Again, is there at the mouth of this vortex, or as you approach it, an increased rapidity in the trade corresponding to the magnitude of its influence? Does the trade become a hurricane as it approaches the spot where it is to supply the place of that which has suddenly “expanded by heat, and been forced to rise, boil over, and run off at the top in turn?” Not at all. It blows gently, even up to the very line of the rainy belt, and becomes squally and baffling, falls gradually calm near the center, or changes to a monsoon.
But, again, the belt of rains is so far from being a belt of calms strictly, that its monsoons in the Indian, Atlantic, and Pacific Oceans, at times, extend hundreds of miles out over the ocean. That of the Atlantic, triangular, with its base resting on Africa, according to Lieutenant Maury, extends sometimes almost to the coast of South America, a distance of one thousand miles, and thus under the supposed ascending vortex. Where is the great uprising suction during the prevalence of this extensive surface horizontal monsoon beneath it? Manifestly it does not exist. Nay, that monsoon is blowing from the warm current which sets up from the Cape of Good Hope toward the Caribbean Sea, and over the cold north polar current, which runs down between the continent and the Cape de Verdes. Equally untrue is the presumption that the air rises over heated portions of the earth elsewhere, and by reason of such heating. Perpendicular currents of the atmosphere are rarely seen, never extensive, or attaining any considerable altitude. I have watched for them thirty years. I have seen currents of air ascend, with their moisture condensing as they ascended, and unite with the under surface of a highly electrified cloud—the advance condensation of a thunder shower—but that cloud was moving horizontally at a distance of from one to two thousand feet above the surface of the earth, and did not rise. I have seen patches of scud rising from the surface during the intervals of a showery and highly electrified storm, toward, and uniting with, the clouds above, when very low, as I have seen them approach and unite horizontally; and doubtless there is a tendency upwards of the wind, created and attracted by the summer shower, as may be seen in the ascending dust before the rain, but I have never been able to detect an ascending current, except as induced and attracted by a cloud above moving horizontally, in the hottest day or dryest time. None of the clouds of our climate, even when the earth is heated and parched by a two months’ unbroken drought, can be detected rising above the strata in which they form. I have watched the cumuli at such periods when they filled the air, and can assert that they never rise. The atmosphere moves, invariably, in horizontal strata, and the whole theory of ascending currents is fallacious.

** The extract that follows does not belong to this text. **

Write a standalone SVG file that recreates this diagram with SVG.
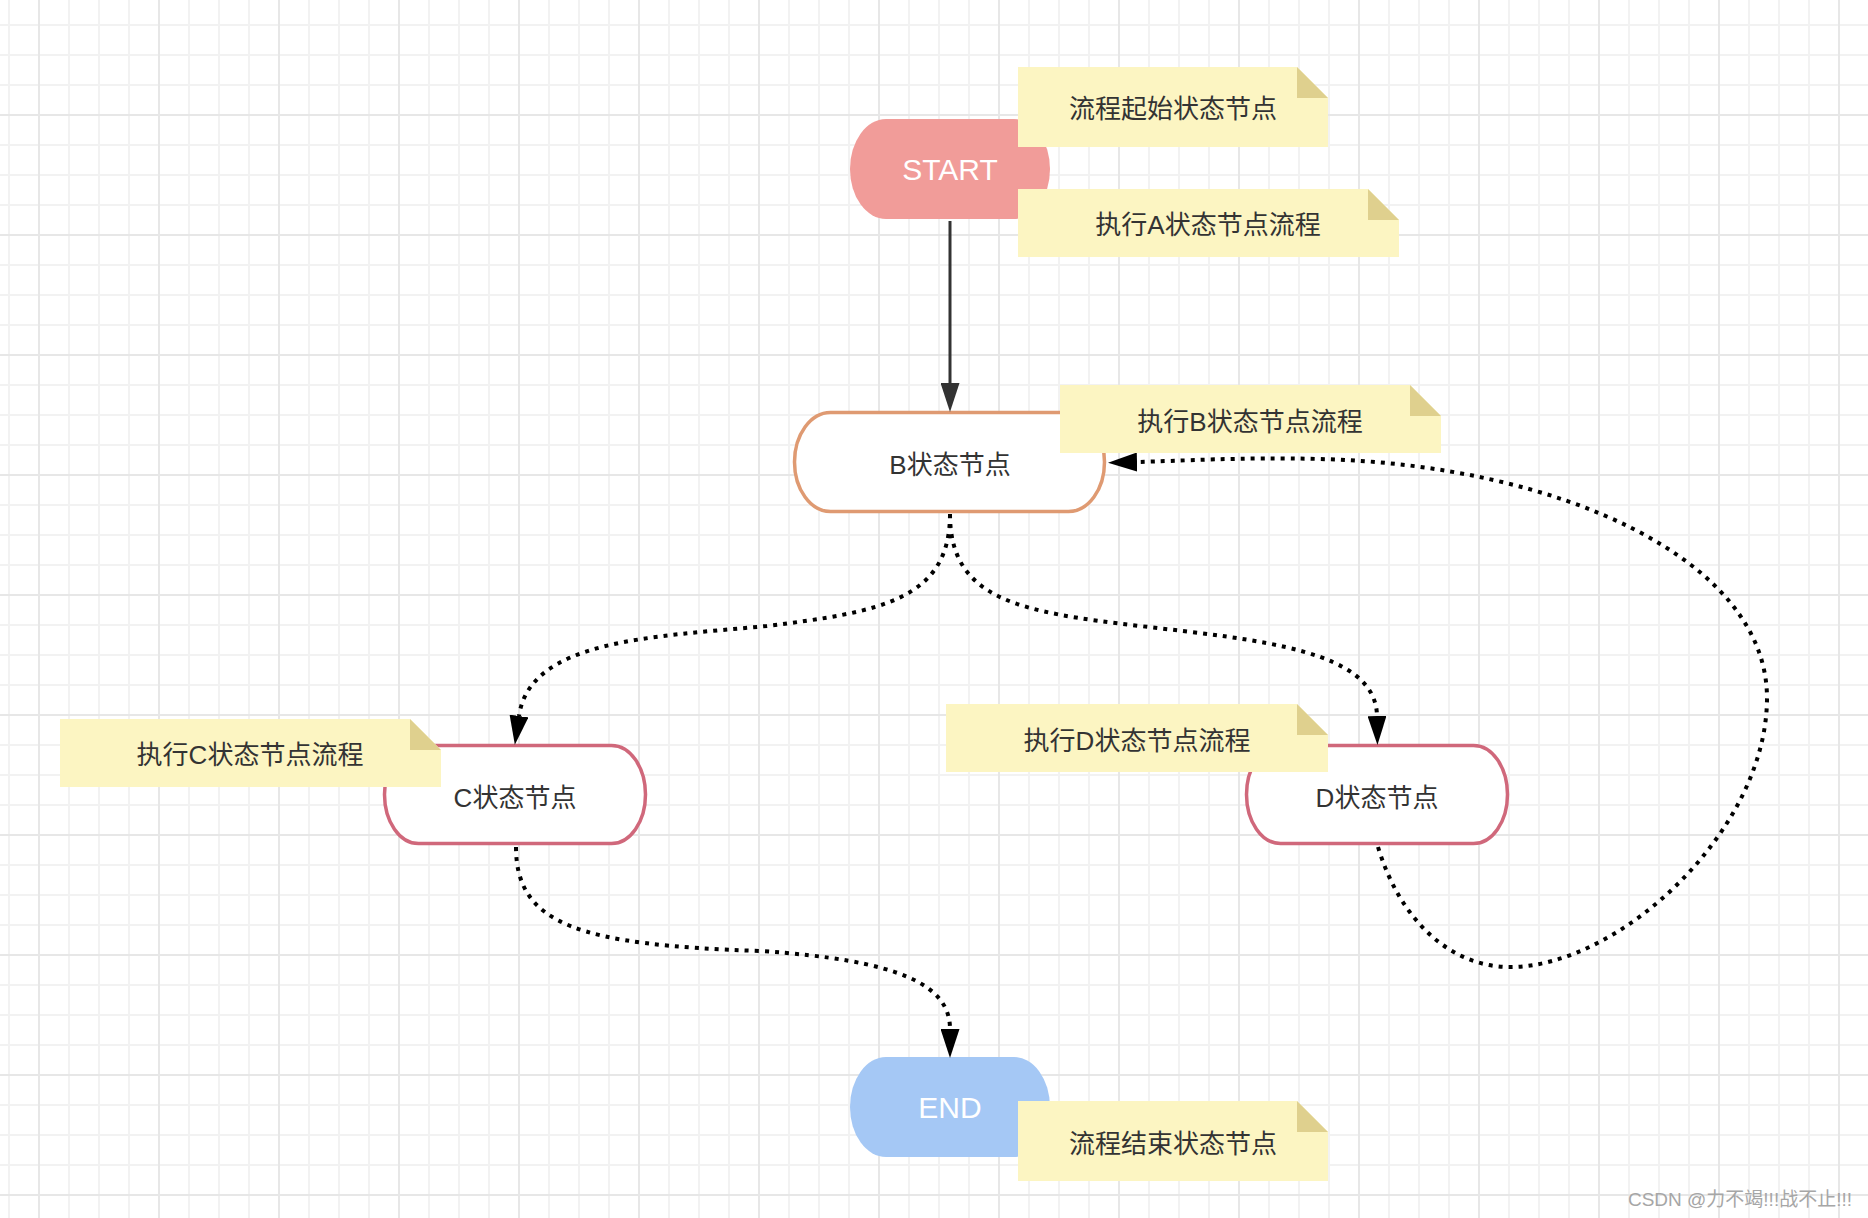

But let us look still further at the tropical currents. The true harmattan of north-western Africa (for the term is sometimes misapplied), hot and blistering, generated upon the sand of the desert—why does it blow from Sahara horizontally, on or over cooler surfaces, following the belt of rains as a N. E. trade? Why does it not ascend? The sirocco of north Sahara, the kamsin or chamsin of eastern Sahara, and the simoon of Arabia, which blow hot and suffocating from those deserts—why do they blow from heated surfaces and horizontally over cooler ones? Why do they not ascend? Arabia is surrounded on three sides by seas and gulfs, from which evaporation is rapid. Her interior deserts are extensive and intensely hot—why are they rainless? Why do they not have a vortex, a monsoon, or even a shower? Because there is no such law or action as this theory supposes. Those winds blow horizontally in obedience to other laws, and under the control of other and more powerful agents. But further still, what heating and ascending process is it that makes the variable winds north of the tropics? that brings in the warm air and fog of the Gulf Stream upon our snow-clad coast, in mid-winter, to increase the January thaw? Nay, what heating process is it that disturbs the calms of the polar regions with fresh breezes and gales, sometimes of the force of 6, when the sun does not shine, the thermometer is from 20° to 40° below zero, the earth and sea one frozen surface, and the hardy explorer dressed in furs, barely lives in his cabin covered by an embankment of snow, and heated by a stove?
Gentlemen, meteorologists, it will not do. The theory is unsound; the assumed facts do not exist. The whole universe has not an agent, organic or inorganic, which can play such absurd and inconsistent pranks in the face of its Creator, as your various and complicated theories assign to caloric.